■ Exercise requirements ■
Below are the entries; count the lines in them that contain the word "script" and give only the number.

(Entries taken from a collection)
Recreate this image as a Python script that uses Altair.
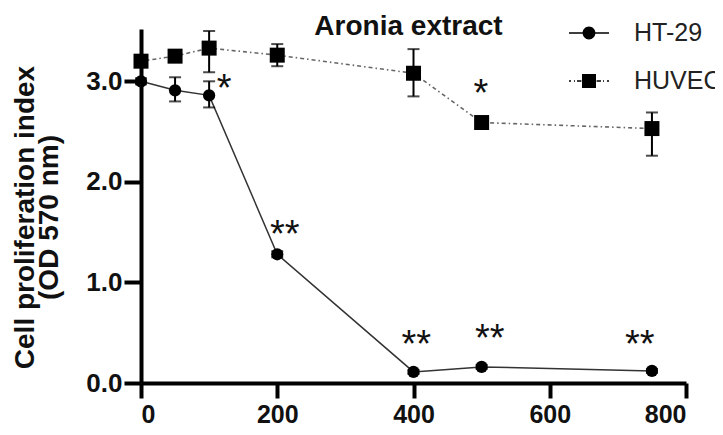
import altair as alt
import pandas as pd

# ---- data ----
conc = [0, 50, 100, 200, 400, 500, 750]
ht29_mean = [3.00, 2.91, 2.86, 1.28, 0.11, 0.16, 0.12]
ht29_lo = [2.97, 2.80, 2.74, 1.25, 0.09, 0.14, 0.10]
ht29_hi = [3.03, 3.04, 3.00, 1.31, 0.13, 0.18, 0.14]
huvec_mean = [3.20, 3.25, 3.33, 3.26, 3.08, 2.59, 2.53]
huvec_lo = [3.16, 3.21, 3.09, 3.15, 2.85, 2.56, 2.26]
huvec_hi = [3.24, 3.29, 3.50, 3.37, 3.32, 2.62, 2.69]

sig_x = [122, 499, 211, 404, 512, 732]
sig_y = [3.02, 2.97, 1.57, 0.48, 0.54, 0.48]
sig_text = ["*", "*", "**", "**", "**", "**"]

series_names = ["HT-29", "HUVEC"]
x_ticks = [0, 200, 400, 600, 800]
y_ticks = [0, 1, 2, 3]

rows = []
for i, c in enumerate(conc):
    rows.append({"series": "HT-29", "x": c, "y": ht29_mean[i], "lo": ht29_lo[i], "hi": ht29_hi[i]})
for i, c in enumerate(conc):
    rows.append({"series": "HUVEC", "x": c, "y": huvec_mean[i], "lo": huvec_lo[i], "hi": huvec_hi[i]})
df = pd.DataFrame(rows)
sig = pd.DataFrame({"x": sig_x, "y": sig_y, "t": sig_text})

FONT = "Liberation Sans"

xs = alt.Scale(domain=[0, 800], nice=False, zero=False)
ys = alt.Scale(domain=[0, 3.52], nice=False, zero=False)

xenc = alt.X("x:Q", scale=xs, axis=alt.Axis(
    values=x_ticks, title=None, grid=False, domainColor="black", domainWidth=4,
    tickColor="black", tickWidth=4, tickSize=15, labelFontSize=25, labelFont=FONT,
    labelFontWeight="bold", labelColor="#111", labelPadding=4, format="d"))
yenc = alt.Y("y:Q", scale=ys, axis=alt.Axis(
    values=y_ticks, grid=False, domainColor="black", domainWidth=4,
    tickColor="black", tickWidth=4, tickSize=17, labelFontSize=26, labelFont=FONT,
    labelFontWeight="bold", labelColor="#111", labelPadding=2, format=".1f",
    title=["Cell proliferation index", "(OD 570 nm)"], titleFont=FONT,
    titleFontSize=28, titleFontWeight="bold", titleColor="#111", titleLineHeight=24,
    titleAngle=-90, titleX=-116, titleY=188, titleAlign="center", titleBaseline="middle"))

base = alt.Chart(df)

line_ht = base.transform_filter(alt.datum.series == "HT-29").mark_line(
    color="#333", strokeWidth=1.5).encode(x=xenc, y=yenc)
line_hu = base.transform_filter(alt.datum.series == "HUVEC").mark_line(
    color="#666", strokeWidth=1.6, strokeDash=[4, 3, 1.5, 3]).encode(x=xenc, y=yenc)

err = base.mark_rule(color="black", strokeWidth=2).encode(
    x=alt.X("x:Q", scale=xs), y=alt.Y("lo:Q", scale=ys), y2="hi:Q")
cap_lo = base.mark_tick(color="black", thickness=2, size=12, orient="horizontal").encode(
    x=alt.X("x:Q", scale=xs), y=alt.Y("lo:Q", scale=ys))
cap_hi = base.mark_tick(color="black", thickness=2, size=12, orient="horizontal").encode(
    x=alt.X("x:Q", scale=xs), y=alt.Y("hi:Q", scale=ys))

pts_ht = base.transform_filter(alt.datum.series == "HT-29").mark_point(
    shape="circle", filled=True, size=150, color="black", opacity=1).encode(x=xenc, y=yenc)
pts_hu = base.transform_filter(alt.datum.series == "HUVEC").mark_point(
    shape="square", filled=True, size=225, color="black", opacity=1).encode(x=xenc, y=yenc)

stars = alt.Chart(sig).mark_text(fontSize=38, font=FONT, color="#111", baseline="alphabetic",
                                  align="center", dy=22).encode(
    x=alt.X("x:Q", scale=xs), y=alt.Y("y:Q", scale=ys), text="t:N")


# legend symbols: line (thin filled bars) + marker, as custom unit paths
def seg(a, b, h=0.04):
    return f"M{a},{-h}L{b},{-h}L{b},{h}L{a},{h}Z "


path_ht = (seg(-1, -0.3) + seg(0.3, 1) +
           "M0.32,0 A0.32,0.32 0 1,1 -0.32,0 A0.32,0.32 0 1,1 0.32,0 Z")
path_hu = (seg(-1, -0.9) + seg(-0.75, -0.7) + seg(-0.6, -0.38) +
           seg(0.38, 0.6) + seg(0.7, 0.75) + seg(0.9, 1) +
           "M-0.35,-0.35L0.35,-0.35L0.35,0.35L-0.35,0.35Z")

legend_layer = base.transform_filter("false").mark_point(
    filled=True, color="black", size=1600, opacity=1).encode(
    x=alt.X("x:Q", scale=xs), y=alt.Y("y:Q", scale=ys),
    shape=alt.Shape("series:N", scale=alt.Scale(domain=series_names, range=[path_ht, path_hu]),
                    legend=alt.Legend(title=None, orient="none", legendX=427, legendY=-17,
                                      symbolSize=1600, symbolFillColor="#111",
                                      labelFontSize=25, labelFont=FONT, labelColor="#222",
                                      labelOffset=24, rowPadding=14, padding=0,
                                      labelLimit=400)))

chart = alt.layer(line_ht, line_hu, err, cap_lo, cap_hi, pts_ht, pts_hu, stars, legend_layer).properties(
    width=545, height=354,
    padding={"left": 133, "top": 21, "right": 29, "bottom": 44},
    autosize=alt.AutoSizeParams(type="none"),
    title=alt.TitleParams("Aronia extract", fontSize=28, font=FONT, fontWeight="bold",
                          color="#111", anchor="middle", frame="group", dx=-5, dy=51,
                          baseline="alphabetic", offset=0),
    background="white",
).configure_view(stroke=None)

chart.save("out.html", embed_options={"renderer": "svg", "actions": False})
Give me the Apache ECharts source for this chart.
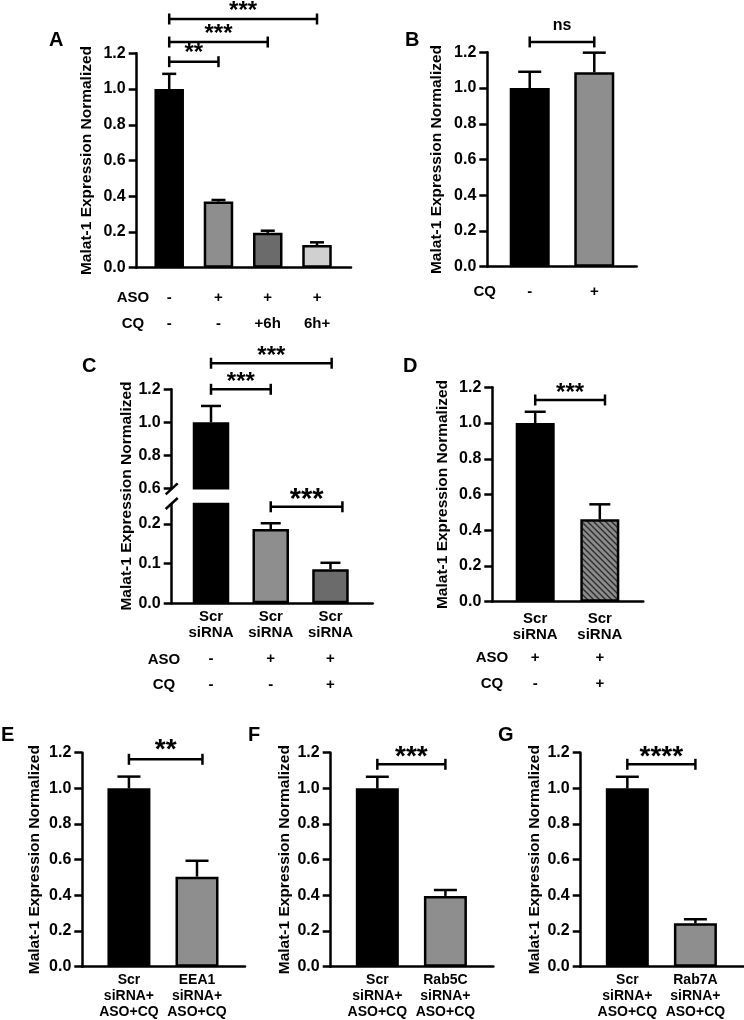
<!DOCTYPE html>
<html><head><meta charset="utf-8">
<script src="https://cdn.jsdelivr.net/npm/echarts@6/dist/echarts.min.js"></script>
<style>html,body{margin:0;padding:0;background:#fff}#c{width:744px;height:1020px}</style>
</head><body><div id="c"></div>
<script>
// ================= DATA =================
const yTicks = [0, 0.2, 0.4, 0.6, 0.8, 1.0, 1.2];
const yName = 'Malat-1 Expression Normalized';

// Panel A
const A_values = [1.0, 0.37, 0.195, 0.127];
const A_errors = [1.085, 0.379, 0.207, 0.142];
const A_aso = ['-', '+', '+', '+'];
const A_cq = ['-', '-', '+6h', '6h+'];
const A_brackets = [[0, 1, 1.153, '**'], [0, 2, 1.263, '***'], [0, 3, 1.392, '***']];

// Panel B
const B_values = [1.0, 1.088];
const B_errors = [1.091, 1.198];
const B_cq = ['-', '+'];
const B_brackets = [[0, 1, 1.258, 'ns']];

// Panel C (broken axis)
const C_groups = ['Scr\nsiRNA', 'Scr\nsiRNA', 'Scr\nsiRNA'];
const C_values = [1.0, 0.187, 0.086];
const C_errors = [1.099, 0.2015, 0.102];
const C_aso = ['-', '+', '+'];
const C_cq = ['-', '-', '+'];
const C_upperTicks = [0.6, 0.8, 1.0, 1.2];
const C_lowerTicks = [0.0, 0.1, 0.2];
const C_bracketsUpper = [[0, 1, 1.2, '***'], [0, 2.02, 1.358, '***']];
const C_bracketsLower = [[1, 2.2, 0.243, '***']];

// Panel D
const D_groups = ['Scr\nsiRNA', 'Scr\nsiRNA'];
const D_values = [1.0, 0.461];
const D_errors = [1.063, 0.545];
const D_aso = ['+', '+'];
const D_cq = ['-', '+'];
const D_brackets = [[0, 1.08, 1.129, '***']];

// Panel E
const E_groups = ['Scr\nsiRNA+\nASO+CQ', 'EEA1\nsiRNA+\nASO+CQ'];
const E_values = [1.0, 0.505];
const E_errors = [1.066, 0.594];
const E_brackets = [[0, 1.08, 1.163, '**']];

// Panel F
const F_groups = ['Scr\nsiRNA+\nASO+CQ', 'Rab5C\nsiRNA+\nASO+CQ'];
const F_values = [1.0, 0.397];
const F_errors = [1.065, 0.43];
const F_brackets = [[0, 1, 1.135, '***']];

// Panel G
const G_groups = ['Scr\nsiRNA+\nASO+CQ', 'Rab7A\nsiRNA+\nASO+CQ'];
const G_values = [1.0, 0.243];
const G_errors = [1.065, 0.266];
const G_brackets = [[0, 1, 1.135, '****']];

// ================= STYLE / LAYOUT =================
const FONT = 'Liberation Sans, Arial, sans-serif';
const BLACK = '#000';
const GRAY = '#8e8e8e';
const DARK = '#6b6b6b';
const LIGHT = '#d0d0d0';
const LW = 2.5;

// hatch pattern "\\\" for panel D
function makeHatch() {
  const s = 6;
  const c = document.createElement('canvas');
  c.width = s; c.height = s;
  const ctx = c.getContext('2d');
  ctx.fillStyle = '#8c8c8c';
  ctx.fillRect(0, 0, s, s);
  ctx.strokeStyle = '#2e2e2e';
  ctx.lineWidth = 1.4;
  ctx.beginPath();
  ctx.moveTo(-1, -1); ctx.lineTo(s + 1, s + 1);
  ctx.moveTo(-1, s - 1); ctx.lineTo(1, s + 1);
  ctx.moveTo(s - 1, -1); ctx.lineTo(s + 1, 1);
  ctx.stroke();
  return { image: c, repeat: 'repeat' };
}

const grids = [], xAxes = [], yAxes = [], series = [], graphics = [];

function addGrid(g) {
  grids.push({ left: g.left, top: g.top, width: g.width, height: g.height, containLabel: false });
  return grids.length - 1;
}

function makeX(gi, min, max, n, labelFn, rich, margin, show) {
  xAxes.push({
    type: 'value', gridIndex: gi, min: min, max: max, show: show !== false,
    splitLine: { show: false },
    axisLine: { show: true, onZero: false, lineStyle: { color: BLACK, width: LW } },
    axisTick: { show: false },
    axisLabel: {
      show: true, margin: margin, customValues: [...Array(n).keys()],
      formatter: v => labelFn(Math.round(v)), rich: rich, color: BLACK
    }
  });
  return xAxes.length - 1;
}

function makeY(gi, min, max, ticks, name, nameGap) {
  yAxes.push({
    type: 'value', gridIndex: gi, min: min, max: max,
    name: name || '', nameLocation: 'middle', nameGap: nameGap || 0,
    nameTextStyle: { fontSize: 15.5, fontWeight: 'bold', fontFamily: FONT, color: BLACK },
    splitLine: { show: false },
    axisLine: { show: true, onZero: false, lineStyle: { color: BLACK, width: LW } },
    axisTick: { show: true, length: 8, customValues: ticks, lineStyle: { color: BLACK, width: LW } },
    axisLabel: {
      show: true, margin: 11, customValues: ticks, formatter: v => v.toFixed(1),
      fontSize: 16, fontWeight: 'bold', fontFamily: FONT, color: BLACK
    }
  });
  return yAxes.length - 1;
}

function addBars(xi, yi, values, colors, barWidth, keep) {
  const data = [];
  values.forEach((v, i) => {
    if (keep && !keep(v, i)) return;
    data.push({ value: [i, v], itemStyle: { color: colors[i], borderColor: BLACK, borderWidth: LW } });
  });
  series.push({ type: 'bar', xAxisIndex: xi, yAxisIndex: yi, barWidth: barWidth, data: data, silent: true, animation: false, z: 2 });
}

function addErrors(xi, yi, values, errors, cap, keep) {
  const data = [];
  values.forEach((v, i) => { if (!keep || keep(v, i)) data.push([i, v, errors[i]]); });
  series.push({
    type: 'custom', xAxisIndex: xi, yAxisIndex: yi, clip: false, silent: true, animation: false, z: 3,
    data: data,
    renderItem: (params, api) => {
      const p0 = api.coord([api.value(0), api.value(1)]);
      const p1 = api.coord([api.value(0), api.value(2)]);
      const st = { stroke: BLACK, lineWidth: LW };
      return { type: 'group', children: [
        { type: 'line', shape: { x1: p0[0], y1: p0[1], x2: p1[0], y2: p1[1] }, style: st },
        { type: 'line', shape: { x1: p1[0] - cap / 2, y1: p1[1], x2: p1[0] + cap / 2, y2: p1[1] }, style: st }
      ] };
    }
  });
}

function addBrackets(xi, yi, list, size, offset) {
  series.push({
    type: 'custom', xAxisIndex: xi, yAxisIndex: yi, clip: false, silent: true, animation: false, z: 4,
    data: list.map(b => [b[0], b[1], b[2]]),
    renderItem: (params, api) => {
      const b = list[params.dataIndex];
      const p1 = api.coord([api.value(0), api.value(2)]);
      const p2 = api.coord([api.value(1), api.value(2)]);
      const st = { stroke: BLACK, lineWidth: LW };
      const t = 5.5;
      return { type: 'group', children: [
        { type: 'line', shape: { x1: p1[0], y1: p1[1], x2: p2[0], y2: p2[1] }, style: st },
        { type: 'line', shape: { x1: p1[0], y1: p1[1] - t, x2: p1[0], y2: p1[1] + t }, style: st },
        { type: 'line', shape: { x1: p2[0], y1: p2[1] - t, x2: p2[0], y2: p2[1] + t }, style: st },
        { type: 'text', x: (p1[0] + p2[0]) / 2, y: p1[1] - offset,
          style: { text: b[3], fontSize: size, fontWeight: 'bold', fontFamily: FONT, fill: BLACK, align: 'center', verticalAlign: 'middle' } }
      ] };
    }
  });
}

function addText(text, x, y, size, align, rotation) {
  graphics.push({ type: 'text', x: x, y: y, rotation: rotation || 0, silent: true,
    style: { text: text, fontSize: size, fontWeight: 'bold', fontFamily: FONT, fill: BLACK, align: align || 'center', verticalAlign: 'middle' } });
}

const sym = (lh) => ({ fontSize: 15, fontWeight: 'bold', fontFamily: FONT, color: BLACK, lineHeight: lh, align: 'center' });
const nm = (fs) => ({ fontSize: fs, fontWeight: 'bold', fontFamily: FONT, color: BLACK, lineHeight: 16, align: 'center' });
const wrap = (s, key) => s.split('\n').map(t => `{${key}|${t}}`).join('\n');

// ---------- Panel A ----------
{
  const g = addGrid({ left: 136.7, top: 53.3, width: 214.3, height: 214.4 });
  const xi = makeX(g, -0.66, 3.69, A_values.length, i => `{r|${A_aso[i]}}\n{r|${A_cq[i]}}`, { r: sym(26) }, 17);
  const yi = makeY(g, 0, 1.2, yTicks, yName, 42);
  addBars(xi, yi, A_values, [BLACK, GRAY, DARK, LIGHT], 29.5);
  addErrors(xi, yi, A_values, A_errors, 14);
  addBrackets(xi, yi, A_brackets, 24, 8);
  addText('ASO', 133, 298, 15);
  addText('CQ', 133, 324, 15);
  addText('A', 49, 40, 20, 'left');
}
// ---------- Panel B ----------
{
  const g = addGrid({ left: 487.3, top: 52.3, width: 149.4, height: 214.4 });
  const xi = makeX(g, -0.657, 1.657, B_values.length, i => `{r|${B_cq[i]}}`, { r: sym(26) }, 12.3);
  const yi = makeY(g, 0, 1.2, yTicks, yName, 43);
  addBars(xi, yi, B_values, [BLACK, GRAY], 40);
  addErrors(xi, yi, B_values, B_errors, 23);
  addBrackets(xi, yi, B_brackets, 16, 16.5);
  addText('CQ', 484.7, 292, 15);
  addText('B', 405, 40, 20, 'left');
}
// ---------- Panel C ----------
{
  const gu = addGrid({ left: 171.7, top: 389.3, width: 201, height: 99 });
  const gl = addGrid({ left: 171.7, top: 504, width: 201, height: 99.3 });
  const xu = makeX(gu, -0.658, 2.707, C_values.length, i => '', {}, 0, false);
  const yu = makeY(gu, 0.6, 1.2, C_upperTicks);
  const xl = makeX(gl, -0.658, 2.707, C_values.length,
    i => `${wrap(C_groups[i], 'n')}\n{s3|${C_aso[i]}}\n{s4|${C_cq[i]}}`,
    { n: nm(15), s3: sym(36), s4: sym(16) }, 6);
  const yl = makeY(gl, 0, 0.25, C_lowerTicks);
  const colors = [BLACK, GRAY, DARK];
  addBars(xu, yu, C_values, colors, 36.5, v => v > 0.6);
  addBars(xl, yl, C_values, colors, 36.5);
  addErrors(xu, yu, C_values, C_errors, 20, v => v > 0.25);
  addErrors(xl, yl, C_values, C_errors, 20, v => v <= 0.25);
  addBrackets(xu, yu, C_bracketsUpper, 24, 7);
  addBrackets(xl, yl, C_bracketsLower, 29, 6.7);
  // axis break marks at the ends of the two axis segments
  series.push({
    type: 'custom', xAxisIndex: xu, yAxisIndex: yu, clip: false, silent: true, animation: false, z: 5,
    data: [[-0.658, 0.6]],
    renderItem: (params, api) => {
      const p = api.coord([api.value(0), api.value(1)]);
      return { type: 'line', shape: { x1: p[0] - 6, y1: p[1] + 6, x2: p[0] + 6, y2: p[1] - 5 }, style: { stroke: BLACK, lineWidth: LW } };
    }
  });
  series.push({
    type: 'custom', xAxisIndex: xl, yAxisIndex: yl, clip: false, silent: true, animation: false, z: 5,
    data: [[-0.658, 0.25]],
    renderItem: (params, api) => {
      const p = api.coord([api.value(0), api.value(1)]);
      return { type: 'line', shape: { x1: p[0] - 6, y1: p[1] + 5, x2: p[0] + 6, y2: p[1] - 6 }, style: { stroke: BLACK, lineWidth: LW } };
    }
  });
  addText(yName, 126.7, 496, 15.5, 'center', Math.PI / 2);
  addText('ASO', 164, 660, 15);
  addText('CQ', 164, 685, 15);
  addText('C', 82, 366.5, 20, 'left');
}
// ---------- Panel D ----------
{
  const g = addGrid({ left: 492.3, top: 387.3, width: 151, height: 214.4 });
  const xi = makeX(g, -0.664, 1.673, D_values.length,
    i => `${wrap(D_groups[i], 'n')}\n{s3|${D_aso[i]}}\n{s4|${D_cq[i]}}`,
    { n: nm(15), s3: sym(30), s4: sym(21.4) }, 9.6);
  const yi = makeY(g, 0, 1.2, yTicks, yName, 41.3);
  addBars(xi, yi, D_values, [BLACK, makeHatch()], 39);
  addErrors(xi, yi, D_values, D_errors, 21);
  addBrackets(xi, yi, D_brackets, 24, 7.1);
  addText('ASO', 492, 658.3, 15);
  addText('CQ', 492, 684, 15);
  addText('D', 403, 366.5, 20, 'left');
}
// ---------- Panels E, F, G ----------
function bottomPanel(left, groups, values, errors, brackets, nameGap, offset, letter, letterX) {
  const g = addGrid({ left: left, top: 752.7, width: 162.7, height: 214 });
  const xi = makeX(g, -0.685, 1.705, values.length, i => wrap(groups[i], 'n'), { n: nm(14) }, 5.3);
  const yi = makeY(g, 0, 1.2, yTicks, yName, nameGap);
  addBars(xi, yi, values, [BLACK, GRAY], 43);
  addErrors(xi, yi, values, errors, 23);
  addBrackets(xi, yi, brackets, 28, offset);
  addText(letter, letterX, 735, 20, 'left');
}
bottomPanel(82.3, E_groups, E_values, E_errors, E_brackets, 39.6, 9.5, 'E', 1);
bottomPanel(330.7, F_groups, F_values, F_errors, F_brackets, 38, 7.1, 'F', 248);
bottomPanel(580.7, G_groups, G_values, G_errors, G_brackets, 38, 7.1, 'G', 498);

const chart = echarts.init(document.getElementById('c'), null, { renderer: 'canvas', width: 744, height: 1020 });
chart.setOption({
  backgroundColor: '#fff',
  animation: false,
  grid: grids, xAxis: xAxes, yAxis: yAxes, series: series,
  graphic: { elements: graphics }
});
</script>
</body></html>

■ Reply ■
4